Luc Praet explore les thématiques de l’altération de la mémoire, de la fragilité des émotions et du temps qui passe, remodelant sans cesse nos perceptions. Un voyage intense et profond sur les interprétations multiples et versatiles de nos souvenirs.

Altered interroge et saisit, bouleverse et laisse interdit. Est-ce des dessins ? Des parchemins ? Des écorces ? Malgré le doute, le tour de force de l’artiste est de nous perdre, alors qu’il s’agit bien ici de photographies, mais dans tout ce qu’elle a de matière, de relief. La distorsion du papier fait écho à celle des souvenirs qui se modifient dans le temps, et c‘est bien de cela qu’il s’agit dans ce travail colossal initié il y a plusieurs années. Une émotion peut-elle rester la même tout au long de notre vie ? Ou n’est-elle qu’une éternelle reconstruction mentale et visuelle ?

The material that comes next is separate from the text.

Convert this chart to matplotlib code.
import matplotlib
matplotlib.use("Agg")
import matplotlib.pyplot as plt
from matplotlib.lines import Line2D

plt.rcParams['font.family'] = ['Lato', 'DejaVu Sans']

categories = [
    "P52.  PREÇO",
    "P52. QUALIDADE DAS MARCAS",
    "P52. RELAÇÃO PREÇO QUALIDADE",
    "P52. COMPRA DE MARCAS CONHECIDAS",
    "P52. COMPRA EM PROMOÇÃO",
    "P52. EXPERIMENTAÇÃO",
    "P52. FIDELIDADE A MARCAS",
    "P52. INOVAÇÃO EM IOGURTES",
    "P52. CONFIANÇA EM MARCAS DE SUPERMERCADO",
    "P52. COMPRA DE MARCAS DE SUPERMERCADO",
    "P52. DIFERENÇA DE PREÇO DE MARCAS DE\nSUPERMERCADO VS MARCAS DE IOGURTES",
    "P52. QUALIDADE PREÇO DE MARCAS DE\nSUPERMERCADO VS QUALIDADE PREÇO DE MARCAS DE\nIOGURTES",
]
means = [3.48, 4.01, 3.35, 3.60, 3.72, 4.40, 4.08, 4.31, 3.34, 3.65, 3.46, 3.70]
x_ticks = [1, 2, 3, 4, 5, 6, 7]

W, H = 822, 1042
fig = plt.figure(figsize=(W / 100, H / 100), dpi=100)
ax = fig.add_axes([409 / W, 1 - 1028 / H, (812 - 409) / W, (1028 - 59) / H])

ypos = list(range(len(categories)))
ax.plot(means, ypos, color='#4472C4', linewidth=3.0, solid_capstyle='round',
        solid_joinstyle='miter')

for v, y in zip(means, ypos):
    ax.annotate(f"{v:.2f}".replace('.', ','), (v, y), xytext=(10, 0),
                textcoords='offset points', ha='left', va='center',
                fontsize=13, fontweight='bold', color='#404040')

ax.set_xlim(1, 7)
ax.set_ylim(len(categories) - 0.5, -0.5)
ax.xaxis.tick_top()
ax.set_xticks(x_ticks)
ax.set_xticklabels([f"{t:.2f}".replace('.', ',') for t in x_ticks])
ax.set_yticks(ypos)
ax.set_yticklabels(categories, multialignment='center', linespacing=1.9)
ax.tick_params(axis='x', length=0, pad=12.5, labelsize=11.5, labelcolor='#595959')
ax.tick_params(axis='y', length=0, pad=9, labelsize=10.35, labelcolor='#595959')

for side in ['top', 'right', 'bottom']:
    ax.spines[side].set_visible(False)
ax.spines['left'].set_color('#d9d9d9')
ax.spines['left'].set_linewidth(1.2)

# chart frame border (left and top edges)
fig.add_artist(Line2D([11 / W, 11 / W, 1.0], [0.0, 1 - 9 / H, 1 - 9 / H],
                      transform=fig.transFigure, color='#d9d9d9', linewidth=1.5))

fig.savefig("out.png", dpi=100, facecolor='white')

Dans cette nouvelle exposition, l’artiste approfondit sa réflexion initiée avec Landslag — une première série, dans laquelle il utilisait le procédé visant à déconstruire le souvenir de paysages qu’il avait photographiés, tournant autour du concept de persistance rétinienne, pour les réinventer à l’infini, questionnant la véracité de nos souvenirs.

Dans Altered, il va encore plus loin, en décortiquant littéralement le passage du temps, celui qui altère et modifie inévitablement la perception et le souvenir de nos émotions, à travers une technique photographique originale et inédite qui souligne son propos. L’instant photographié est vieilli, presque malmené, le papier se déforme, comme les souvenirs ou les émotions originales.

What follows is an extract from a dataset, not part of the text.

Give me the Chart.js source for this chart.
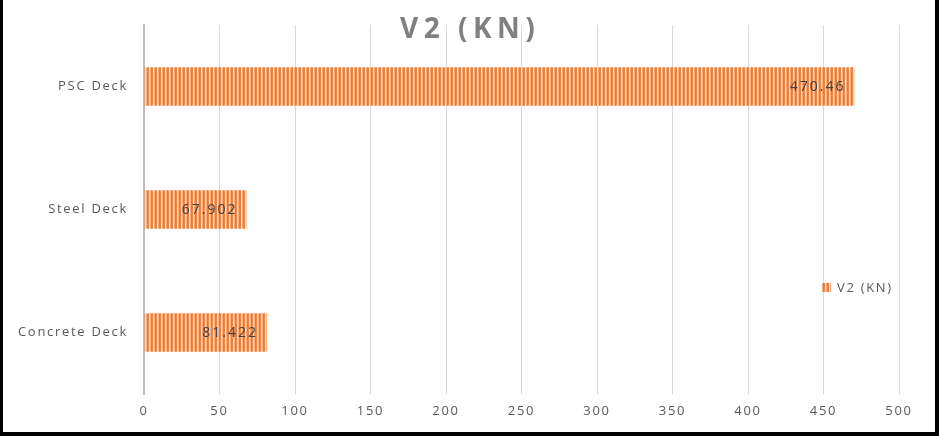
<!DOCTYPE html>
<html>
<head>
<meta charset="utf-8">
<script src="https://cdn.jsdelivr.net/npm/chart.js@4.4.1/dist/chart.umd.min.js"></script>
<style>
  html, body { margin: 0; padding: 0; background: #000; }
  #frame { position: absolute; left: 3px; top: 0; width: 932px; height: 432px; background: #fff; }
  #c { display: block; }
</style>
</head>
<body>
<div id="frame"><canvas id="c" width="932" height="432"></canvas></div>
<script>
const categories = ["PSC Deck", "Steel Deck", "Concrete Deck"];
const seriesName = "V2 (KN)";
const values = [470.46, 67.902, 81.422];
const valueLabels = ["470.46", "67.902", "81.422"];
const xTicks = [0, 50, 100, 150, 200, 250, 300, 350, 400, 450, 500];
const chartTitle = "V2 (KN)";

const FONT = "'Open Sans', 'Noto Sans', sans-serif";
const SPACING = '1.7px';

function makePattern(ctx) {
  const p = document.createElement('canvas');
  p.width = 4; p.height = 4;
  const g = p.getContext('2d');
  const cols = ['#ED7D31', '#EE8440', '#FCE2D0', '#F4AE80'];
  cols.forEach((col, i) => { g.fillStyle = col; g.fillRect(i, 0, 1, 4); });
  return ctx.createPattern(p, 'repeat');
}

const ctx = document.getElementById('c').getContext('2d');
const stripes = makePattern(ctx);

function setSpacing(chart) {
  if ('letterSpacing' in chart.ctx) chart.ctx.letterSpacing = SPACING;
}

const overlay = {
  id: 'overlay',
  beforeUpdate: setSpacing,
  beforeLayout: setSpacing,
  beforeDraw: setSpacing,
  afterDatasetsDraw(chart) {
    const c = chart.ctx;
    const meta = chart.getDatasetMeta(0);
    c.save();
    c.font = "14px " + FONT;
    if ('letterSpacing' in c) c.letterSpacing = '2px';
    c.fillStyle = '#404040';
    c.textAlign = 'right';
    c.textBaseline = 'middle';
    meta.data.forEach((bar, i) => {
      c.fillText(valueLabels[i], bar.x - 9, bar.y + 1);
    });
    c.restore();
  },
  afterDraw(chart) {
    const c = chart.ctx;
    const a = chart.chartArea;
    c.save();
    // title
    c.font = "bold 28px " + FONT;
    c.fillStyle = '#808080';
    c.textAlign = 'left';
    c.textBaseline = 'middle';
    if ('letterSpacing' in c) c.letterSpacing = '5.5px';
    c.fillText(chartTitle, 397, 30);
    // legend
    if ('letterSpacing' in c) c.letterSpacing = SPACING;
    const lx = a.right - 77, ly = 287;
    c.fillStyle = stripes;
    c.fillRect(lx, ly - 4, 9, 9);
    c.font = "13px " + FONT;
    c.fillStyle = '#595959';
    c.fillText(seriesName, lx + 15, ly + 1);
    c.restore();
  }
};

new Chart(ctx, {
  type: 'bar',
  data: {
    labels: categories,
    datasets: [{
      label: seriesName,
      data: values,
      backgroundColor: stripes,
      borderWidth: 0,
      categoryPercentage: 0.8,
      barPercentage: 0.39
    }]
  },
  options: {
    indexAxis: 'y',
    responsive: false,
    animation: false,
    devicePixelRatio: 1,
    layout: { padding: { left: 0, top: 25, right: 36, bottom: 0 } },
    plugins: {
      legend: { display: false },
      title: { display: false },
      tooltip: { enabled: false }
    },
    scales: {
      x: {
        min: 0, max: 500,
        afterBuildTicks(scale) { scale.ticks = xTicks.map(v => ({ value: v })); },
        afterFit(scale) { scale.height = 38; },
        grid: { color: '#d9d9d9', lineWidth: 1, drawTicks: false },
        border: { display: false },
        ticks: { padding: 9, color: '#595959', font: { family: FONT, size: 13 } }
      },
      y: {
        afterFit(scale) { scale.width = 141; },
        grid: { display: false, drawTicks: false },
        border: { display: true, color: '#bfbfbf', width: 2 },
        ticks: { padding: 16, color: '#595959', font: { family: FONT, size: 13 } }
      }
    }
  },
  plugins: [overlay]
});
</script>
</body>
</html>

Présenté au cœur de l’espace ELEVEN STEENS, le travail de Luc Praet s’articule autour de deux chapitres, l’un faisant écho à l’autre, et laissant à l’œil du spectateur le souvenir morcelé, vivant, des images qui s’impriment dans notre mémoire. Chaque sujet, qu’il soit contemporain ou résolument classique, est précisément choisi pour sa capacité à susciter des émotions bien au-delà de leur nature intrinsèque. Il en résulte des œuvres fragiles, uniques et presque friables, exactement à l‘image des souvenirs que nous ne cessons, tout au long de notre vie, de tenter de reconstruire.